Gencast - num_steps_per_chunk > 1 breaks rollout.chunked_prediction_generator_multiple_runs
Opened this issue · 7 comments
Running examples with num_steps_per_chunk = 2 results in the following error in example notebooks with the 1p0 model:
ValueError: 'grid2mesh_gnn/~_networks_builder/encoder_nodes_grid_nodes_mlp/~/linear_0/w' with retrieved shape (267, 512) does not match shape=[355, 512] dtype=dtype('float32')
Is the step chunking working?
Thanks!
Hi! Could you clarify what is it that you are trying to achieve setting that parameter to 2, so we can advice appropriately?
You should be able to get it to run by adding the wrapper in autoregressive.py wrapper in the construct_wrapped_gencast() function, but it may go out of device memory if you do that.
I am trying to run 50-member ensembles for the 0.25 resolution, and encountered the following:
- Currently, running on TPU v5p-8 as advised in the docs. It takes ~30 minutes to get 8-member 30 step forecast, also consistent with the docs. But, when I try to run for another 30 steps with 8-members, it takes still 30 minutes not 8 minutes (as in paper and in docs).
- When I try running 30-step 0.25 resolution with 50 members instead of 8 members it takes forever, and after 1h+ the process seems to be killed for some reason.
To resolve these and speed up inference, my understanding was this parameter could help. Would really appreciate if you have any other suggestions!
Thanks for explaining.
I don't think that argument will help you with those.
With respect to 1. could you confirm that you are working past this commit.
With respect to 2. I suspect what is happening here is that you are running out of host memory, when you generate a large number of ensembles you probably want to write the chunks to disk as they get generated rather than appending go the list (of course there will be associated time cost with writing to disk, so you may want to set it up to write it asynchronously, or write a subset of the variables only).
Could you confirm what number you get when you print len(jax.local_devices)
?
Thanks!
(1) I think that should be the case, I was running this as in notebooks:
%pip install --upgrade https://github.com/deepmind/graphcast/archive/master.zip
(2) I see, thanks for the heads up I'll try to manage the memory more efficiently.
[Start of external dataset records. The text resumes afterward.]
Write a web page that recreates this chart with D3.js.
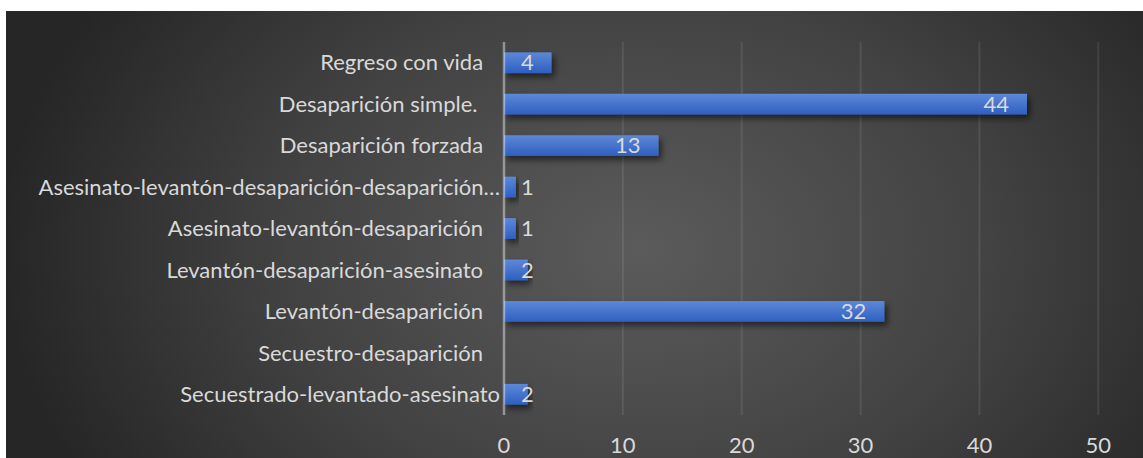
<!DOCTYPE html>
<html>
<head>
<meta charset="utf-8">
<script src="https://cdn.jsdelivr.net/npm/d3@7"></script>
<style>
  html, body { margin: 0; padding: 0; background: #ffffff; }
  svg { display: block; }
  text { font-family: Lato, "Noto Sans", sans-serif; }
</style>
</head>
<body>
<svg id="chart" width="1143" height="458"></svg>
<script>
// Categories, top to bottom (trailing spaces keep the spacing used in the source sheet)
const categories = [
  "Regreso con vida   ",
  "Desaparición simple.    ",
  "Desaparición forzada   ",
  "Asesinato-levantón-desaparición-desaparición…",
  "Asesinato-levantón-desaparición   ",
  "Levantón-desaparición-asesinato   ",
  "Levantón-desaparición   ",
  "Secuestro-desaparición   ",
  "Secuestrado-levantado-asesinato"
];
const values = [4, 44, 13, 1, 1, 2, 32, 0, 2];
const tickValues = [0, 10, 20, 30, 40, 50];

const W = 1143, H = 458;
const svg = d3.select("#chart");
const defs = svg.append("defs");

// Dark radial backdrop
const bg = defs.append("radialGradient")
  .attr("id", "bgGrad")
  .attr("gradientUnits", "userSpaceOnUse")
  .attr("cx", 640).attr("cy", 250).attr("r", 640)
  .attr("gradientTransform", "translate(640,250) scale(1,0.72) translate(-640,-250)");
bg.append("stop").attr("offset", "0").attr("stop-color", "#5b5b5b");
bg.append("stop").attr("offset", "0.55").attr("stop-color", "#424242");
bg.append("stop").attr("offset", "1").attr("stop-color", "#262626");

// Bar fill
const barGrad = defs.append("linearGradient")
  .attr("id", "barGrad")
  .attr("x1", 0).attr("y1", 0).attr("x2", 0).attr("y2", 1);
barGrad.append("stop").attr("offset", "0").attr("stop-color", "#5d88d8");
barGrad.append("stop").attr("offset", "1").attr("stop-color", "#2f5fc0");

// Soft shadow under bars
const shadow = defs.append("filter")
  .attr("id", "barShadow")
  .attr("x", "-20%").attr("y", "-50%").attr("width", "140%").attr("height", "220%");
shadow.append("feDropShadow")
  .attr("dx", 3).attr("dy", 4).attr("stdDeviation", 3)
  .attr("flood-color", "#000").attr("flood-opacity", 0.55);

svg.append("rect")
  .attr("x", 6).attr("y", 11)
  .attr("width", W - 6).attr("height", H - 11)
  .attr("fill", "url(#bgGrad)");

const x = d3.scaleLinear().domain([0, 50]).range([504, 1098.3]);
const y = d3.scaleBand().domain(categories).range([42, 415])
  .paddingInner(0.5).paddingOuter(0.25);

const textColor = "#d9d9d9";
const fontSize = 22;

// Vertical gridlines
svg.append("g").selectAll("line")
  .data(tickValues.filter(t => t !== 0))
  .join("line")
  .attr("x1", d => x(d)).attr("x2", d => x(d))
  .attr("y1", 42).attr("y2", 415)
  .attr("stroke", "#ffffff").attr("stroke-opacity", 0.09)
  .attr("stroke-width", 2);

// Bars
const data = categories.map((c, i) => ({ c, v: values[i] }));
svg.append("g").selectAll("rect")
  .data(data.filter(d => d.v > 0))
  .join("rect")
  .attr("x", x(0))
  .attr("y", d => y(d.c))
  .attr("width", d => x(d.v) - x(0))
  .attr("height", y.bandwidth())
  .attr("fill", "url(#barGrad)")
  .attr("filter", "url(#barShadow)");

// Zero axis line
svg.append("line")
  .attr("x1", x(0)).attr("x2", x(0))
  .attr("y1", 42).attr("y2", 415)
  .attr("stroke", "#ffffff").attr("stroke-opacity", 0.42)
  .attr("stroke-width", 2.5);

// Category labels
svg.append("g").selectAll("text")
  .data(categories)
  .join("text")
  .attr("x", x(0) - 4)
  .attr("y", d => y(d) + y.bandwidth() / 2)
  .attr("dy", "0.35em")
  .attr("text-anchor", "end")
  .style("white-space", "pre")
  .attr("font-size", fontSize)
  .attr("fill", textColor)
  .text(d => d);

// Value axis tick labels
svg.append("g").selectAll("text")
  .data(tickValues)
  .join("text")
  .attr("x", d => x(d))
  .attr("y", 453)
  .attr("text-anchor", "middle")
  .attr("font-size", fontSize)
  .attr("fill", textColor)
  .text(d => d);

// Data labels: inside the bar end, pushed right when the bar is too short
svg.append("g").selectAll("text")
  .data(data.filter(d => d.v > 0))
  .join("text")
  .attr("y", d => y(d.c) + y.bandwidth() / 2)
  .attr("dy", "0.35em")
  .attr("text-anchor", "start")
  .attr("font-size", fontSize)
  .attr("fill", textColor)
  .text(d => d.v)
  .each(function (d) {
    const w = this.getComputedTextLength();
    const start = Math.max(x(d.v) - 18 - w, x(0) + 17);
    d3.select(this).attr("x", start);
  });
</script>
</body>
</html>
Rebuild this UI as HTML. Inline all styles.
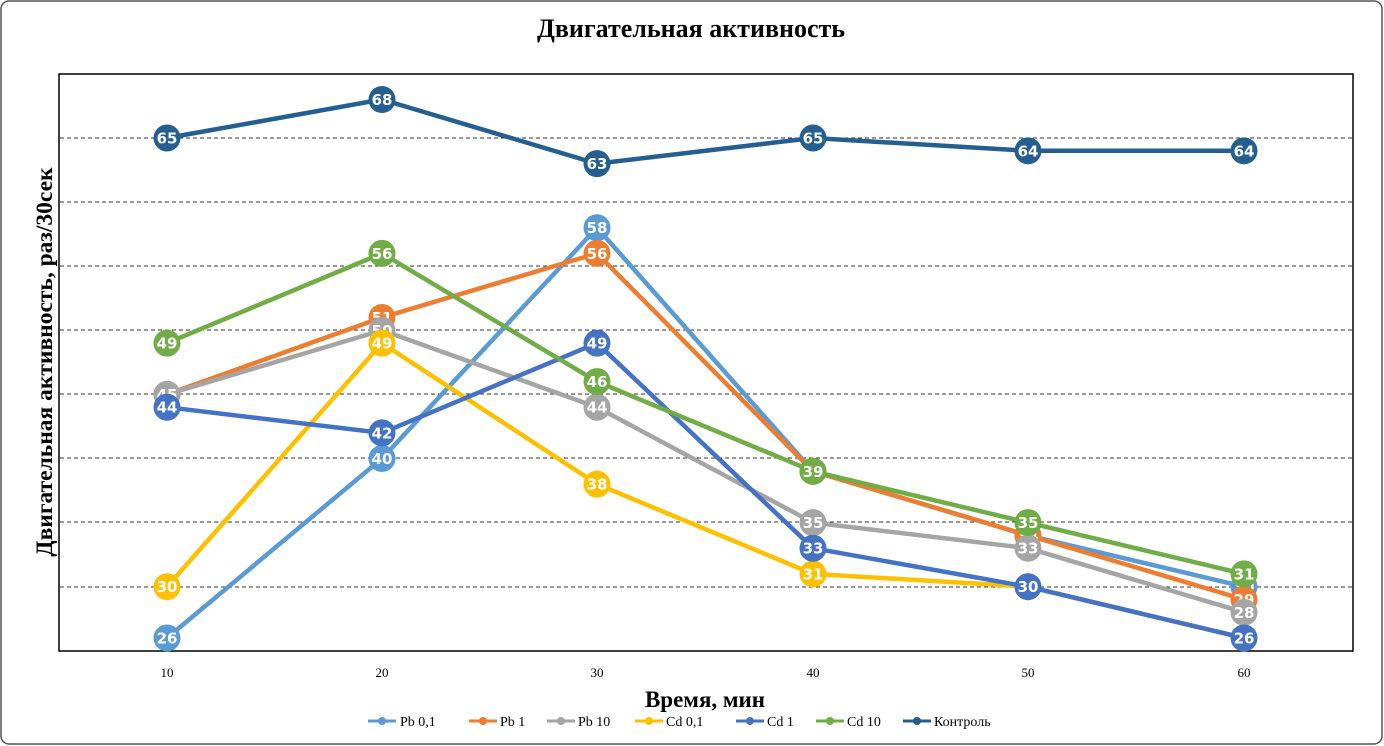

(3) len(jax.local_devices)
outputs 4
. Shouldn't that be 8 for v5p-8?
Thanks again!
Hey!
Sure, but which version of the notebook are you using? Could you confirm it was the one past this commit? Note the change in that commit to separate the line that pmap
s the run_forward
method in the notebooks.
Regarding the number of devices, that's indeed bizarre. Did you mention you were following these instructions? If so, can you confirm how you requested the TPU VM? But indeed, running 8 samples when you have 4 devices is going to double the inference speed because they will be produced sequentially in two batches of 4.
In the meantime, you should be able to reproduce the inference speed by generating just 4 samples (maximising parallelism in the number of devices).
Andrew
Hey Andrew, you were right I had the pmap
as in previous version, fixed it, and will test again, thanks a lot!
Also for running the 1deg version with different ERA5 conditions, do you use a known regridder or is it a custom one that goes from 0.25 degree to 1 degree –if so would it be possible for you to share the script that generated the 1deg ERA5 datasets in dm_graphcast/gencast/dataset/
? 🙏
The 1 deg data is simply the 0.25 deg data subsampling it 1 every 4 points along each of the spatial axes. We do it like this so the distribution of the data does not change and we can more easily compare models across resolutions. We follow this approach because we usually use the 1 dev models just as a baseline for the 0.25 deg models, but for other use cases of 1 deg models it may better to train on data subsampled in a different way.